I am making a simple restricted HF code using the Python interface of Psi4. I am now evaluating convergence by tracking the change in the sum of orbital energies, but I want to do this in a better way. It is common to use the fact that at self-consistency, the Fock and density matrices commute
$$ [\mathbf{F}, \mathbf{D}] = \mathbf{FD} - \mathbf{DF} = \mathbf{0} $$
However, the above expression is only valid in MO basis, while F and D in my code are computed in AO basis.
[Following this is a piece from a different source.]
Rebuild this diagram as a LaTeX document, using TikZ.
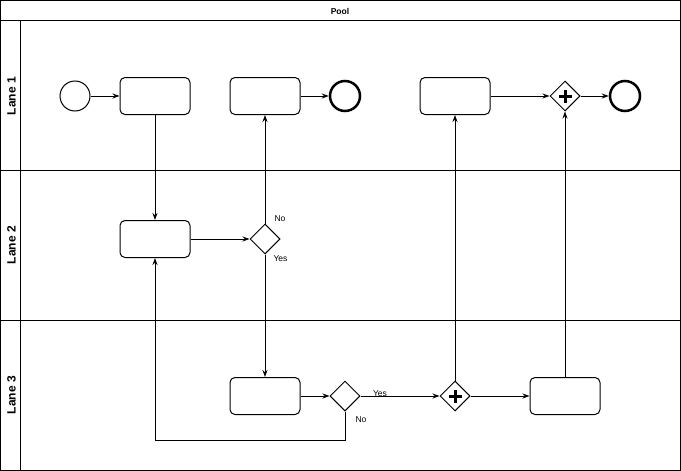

So I need to derive an equivalent expression in AO basis. I am quite sure the correct expression is
$$ [\mathbf{F}, \mathbf{D}]^{\text{AO}} = \mathbf{FDS} - \mathbf{SDF} $$
as this is equal to zero to within $1\times10^{-14}$. But how to derive this?
Derivation
An arbitrary molecular orbital $\phi_i$ is expanded in atomic orbital basis functions
$$ \phi_i = \sum_\alpha C_{\alpha i} \chi _{\alpha} $$
Acting the commutator on $\phi_i$ and expanding it to AO basis yields
$$ [\mathbf{F}, \mathbf{D}] = \mathbf{FD} \sum_\alpha C_{\alpha i} \chi_{\alpha} - \mathbf{DF} \sum_\alpha C_{\alpha i} \chi_{\alpha} $$
Since we know the solution contains the overlap matrix $\mathbf{S}$, lets look at the definition
$$ \mathbf{S}_{ij} = \langle \chi_i(\mathbf{r}) \vert \chi_j(\mathbf{r}) \rangle = \int d\mathbf{r} \chi^*(\mathbf{r})\chi(\mathbf{r}) $$
Since this must be part of our expression, it seems to me a good approach is to multiply from the left by $\sum_\beta C_{\beta i}^* \chi_\beta^*$ (dropping the $\mathbf{r}$ dependence from now on) and integrating over $\mathbf{r}$
$$ [\mathbf{F}, \mathbf{D}] = \int \sum_\beta C_{\beta i}^* \chi_\beta^* \mathbf{FD} \sum_\alpha C_{\alpha i} \chi_{\alpha} - \int \sum_\beta C_{\beta i}^* \chi_\beta^* \mathbf{DF} \sum_\alpha C_{\alpha i} \chi_{\alpha} $$
from in braket notation becomes
$$ [\mathbf{F}, \mathbf{D}] = \langle \sum_\beta C_{\beta i} \chi_\beta \vert \mathbf{FD} \vert \sum_\alpha C_{\alpha i} \chi_{\alpha} \rangle - \langle \sum_\beta C_{\beta i} \chi_\beta \vert \mathbf{DF} \vert \sum_\alpha C_{\alpha i} \chi_{\alpha} \rangle $$
At this point I am not sure what to do - or if am I even on the right track. I can see that we have the "pieces" that make up the overlap matrix, but I don't know how to put them together. Further, due to the orthonormality of the MOs, then I can imagine that the summation terms only survive when $\alpha = \beta$. But I'm not sure how to derive this properly.